The allegations are far more serious.

Another child, known only as a boy about 11 to 13, was seen by a janitor pinned against a wall while Sandusky performed oral sex on him in fall 2000, the grand jury said.

And in 2002, Kelly said, a graduate assistant saw Sandusky sexually assault a naked boy, estimated to be about 10 years old, in a team locker room shower. The grad student and his father reported what he saw to Paterno, who immediately told Curley, prosecutors said.

Curley and Schultz met with the graduate assistant about a week and a half later, Kelly said.

"Despite a powerful eyewitness statement about the sexual assault of a child, this incident was not reported to any law enforcement or child protective agency, as required by Pennsylvania law," Kelly said.

There's no indication that anyone at school attempted to find the boy or follow up with the witness, she said.

In addition to Sandusky, Curley and Gary Schultz, the university's vice president for finance and business, were charged with perjury for their testimony to the grand jury during the investigation.

Updated with a question that becomes more pressing: What about Paterno? The legendary coach did the right thing by telling school officials about the abuse report. But why didn't he call the police? Why didn't anyone follow up to even learn the name of the victim? And shouldn't the program — every one involved — have worked to block Sandusky's access to children?

The calls for Paterno to resign have already begun.

UPDATE: Late on Sunday night, after an emergency meeting with the Board of Trustees, both Curley and Schultz will leave their jobs. Curley is on "administrative leave" and Schultz will retire. A spokesman says the resignations of Paterno and Penn State president Graham Spanier were not discussed.
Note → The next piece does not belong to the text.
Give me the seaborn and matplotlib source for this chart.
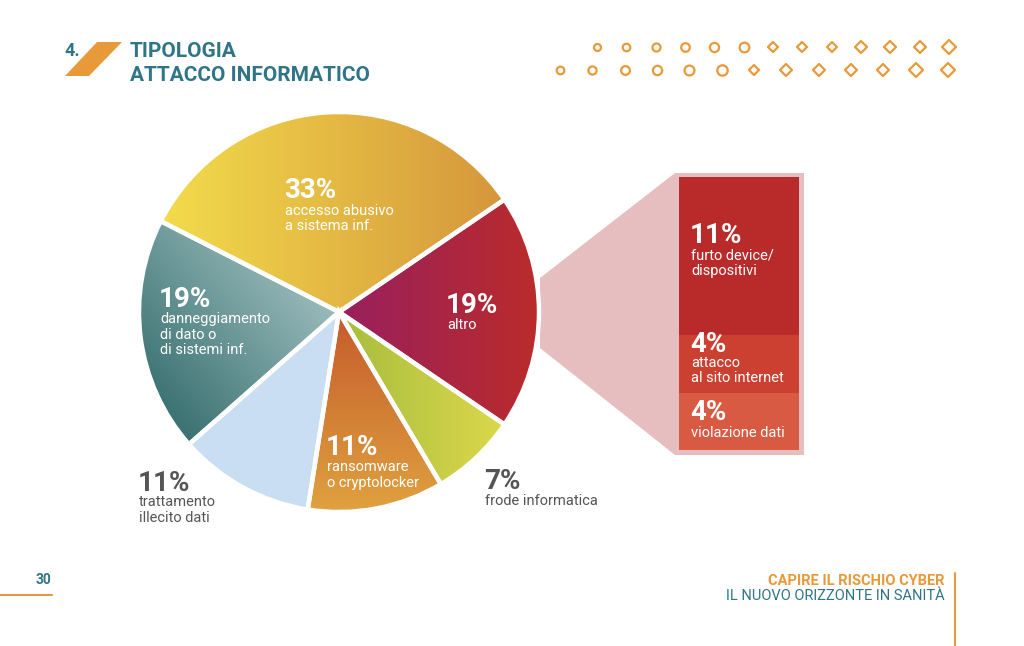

UPDATE: via The Washington Post:

Two Penn State University officials appeared Monday in a Harrisburg, Pa., district court to be charged with lying to a grand jury investigating allegations that former Penn State coach Jerry Sandusky sexually abused children and failing to report suspected sexual abuse of a child. Bail for Tim Curley, the school’s athletic director, and Gary Schulta, senior vice president for business and finance, was set at $75,000. They were not required to enter pleas and surrendered their passports. Curley, 57, has taken a leave of absence from the school and Schultz, 62, has returned to retirement.